Exercise objective: Starting at the top of the listing, extract every line up to and including the one with "doses = ['0', '6', '12', '24', '48']". Pictures stay out of the copy.

Source data:
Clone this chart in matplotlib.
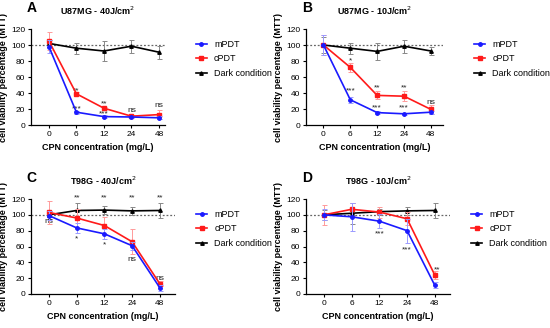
import matplotlib
matplotlib.use("Agg")
import matplotlib.pyplot as plt
from matplotlib.lines import Line2D
import numpy as np

plt.rcParams['font.family'] = ['Liberation Sans', 'DejaVu Sans']

doses = ['0', '6', '12', '24', '48']

# panel A - U87MG 40J
a_m = [98, 16, 10.5, 10, 9]
a_m_err = [8, 2, 1.5, 1.5, 2]
a_c = [105, 39, 21, 11, 13]
a_c_err = [11, 2, 2, 1.5, 6]
a_d = [102, 96, 92.5, 98.5, 91]
a_d_err = [4, 7, 12, 8, 8]
a_txt = [(1, 43, '**'), (1, 20, '***'), (2, 26, '**'), (2, 14, '***'), (3, 18, 'ns'), (4, 24, 'ns')]

# panel B - U87MG 10J
b_m = [100, 31.5, 15.5, 14, 16]
b_m_err = [12, 4, 1.5, 1.5, 2]
b_c = [100, 72, 37, 36, 19.5]
b_c_err = [12, 6, 5, 6, 6]
b_d = [100, 96, 92, 98.5, 92.5]
b_d_err = [10, 7, 11, 8, 5]
b_txt = [(1, 80, '*'), (1, 43, '***'), (2, 47, '**'), (2, 22, '***'), (3, 47, '**'), (3, 21, '***'), (4, 28, 'ns')]

# panel C - T98G 40J
c_m = [99, 83.5, 76, 61, 8]
c_m_err = [6, 6, 6, 5, 4]
c_c = [103, 96, 86.5, 66, 13]
c_c_err = [14, 12, 11, 16, 3]
c_d = [100, 105.5, 106, 105, 105.5]
c_d_err = [5, 10, 5, 5, 9]
c_txt = [(0, 91, 'ns'), (1, 121, '**'), (1, 70, '*'), (2, 121, '**'), (2, 62, '*'), (3, 121, '**'),
         (3, 44, 'ns'), (4, 121, '**'), (4, 20, 'ns')]

# panel D - T98G 10J
d_m = [100, 97.5, 92, 80, 11]
d_m_err = [7, 18, 9, 15, 4]
d_c = [100, 107, 103.5, 95, 24]
d_c_err = [13, 8, 7, 8, 5]
d_d = [100, 102, 104, 105, 105.5]
d_d_err = [6, 13, 4, 5, 9]
d_txt = [(2, 76, '***'), (3, 56, '***'), (4.08, 30, '**')]

panels = [
    ('A', 'U87MG - 40J/cm$^2$', a_m, a_m_err, a_c, a_c_err, a_d, a_d_err, a_txt, [31, 165, 29, 125]),
    ('B', 'U87MG - 10J/cm$^2$', b_m, b_m_err, b_c, b_c_err, b_d, b_d_err, b_txt, [306, 443, 29, 125]),
    ('C', 'T98G - 40J/cm$^2$', c_m, c_m_err, c_c, c_c_err, c_d, c_d_err, c_txt, [31, 175, 199, 294]),
    ('D', 'T98G - 10J/cm$^2$', d_m, d_m_err, d_c, d_c_err, d_d, d_d_err, d_txt, [306, 450, 199, 294]),
]

W, H = 550, 328
fig = plt.figure(figsize=(5.5, 3.28), dpi=100)

for letter, title, m, me, c, ce, d, de, txt, box in panels:
    l, r, t, b = box
    ax = fig.add_axes([l / W, 1 - b / H, (r - l) / W, (b - t) / H])
    x = np.arange(len(doses))
    ax.axhline(100, color='#666666', ls=(0, (1.5, 1.5)), lw=0.9, zorder=1)
    ax.errorbar(x, d, yerr=de, color='black', ecolor='#888888', marker='^', ms=2.5,
                lw=1.2, capsize=1.8, elinewidth=0.7, capthick=0.7, zorder=3)
    ax.errorbar(x, c, yerr=ce, color='#ff1a1a', ecolor='#ff9a9a', marker='s', ms=2.8,
                lw=1.2, capsize=1.8, elinewidth=0.7, capthick=0.7, zorder=4)
    ax.errorbar(x, m, yerr=me, color='#1a1aff', ecolor='#9a9aff', marker='o', ms=2.5,
                lw=1.2, capsize=1.8, elinewidth=0.7, capthick=0.7, zorder=5)
    for xi, yi, s in txt:
        ax.text(xi, yi, s, fontsize=6, ha='center', va='center', color='#222222')
    right_lim = 4.22 if letter == 'A' else (4.45 if letter == 'B' else 4.55)
    ax.set_xlim(-0.65, right_lim)
    ax.set_ylim(0, 120)
    ax.set_yticks(range(0, 121, 20))
    ax.set_xticks(x)
    ax.set_xticklabels(doses)
    ax.tick_params(labelsize=6, length=2.5, width=0.8, pad=1.5)
    for s in ['top', 'right']:
        ax.spines[s].set_visible(False)
    for s in ['left', 'bottom']:
        ax.spines[s].set_linewidth(0.9)
    ax.set_ylabel('cell viability percentage (MTT)', fontsize=6.5, fontweight='bold', labelpad=2)
    ax.set_xlabel('CPN concentration (mg/L)', fontsize=6.5, fontweight='bold', labelpad=4)
    ax.set_title(title, fontsize=6.5, fontweight='bold', pad=10)
    ax.text(-0.03, 1.22, letter, transform=ax.transAxes, fontsize=10, fontweight='bold',
            ha='left', va='center')
    handles = [Line2D([], [], color='#1a1aff', marker='o', ms=2.5, lw=1.2),
               Line2D([], [], color='#ff1a1a', marker='s', ms=2.8, lw=1.2),
               Line2D([], [], color='black', marker='^', ms=2.5, lw=1.2)]
    ax.legend(handles, ['mPDT', 'cPDT', 'Dark condition'], loc='upper left',
              bbox_to_anchor=(1.17 if letter in 'AB' else 1.09, 0.97), frameon=False,
              fontsize=6.5, handlelength=1.2, handletextpad=0.8, labelspacing=0.6)

fig.savefig('out.png', dpi=100)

Reply:
Clone this chart in matplotlib.
import matplotlib
matplotlib.use("Agg")
import matplotlib.pyplot as plt
from matplotlib.lines import Line2D
import numpy as np

plt.rcParams['font.family'] = ['Liberation Sans', 'DejaVu Sans']

doses = ['0', '6', '12', '24', '48']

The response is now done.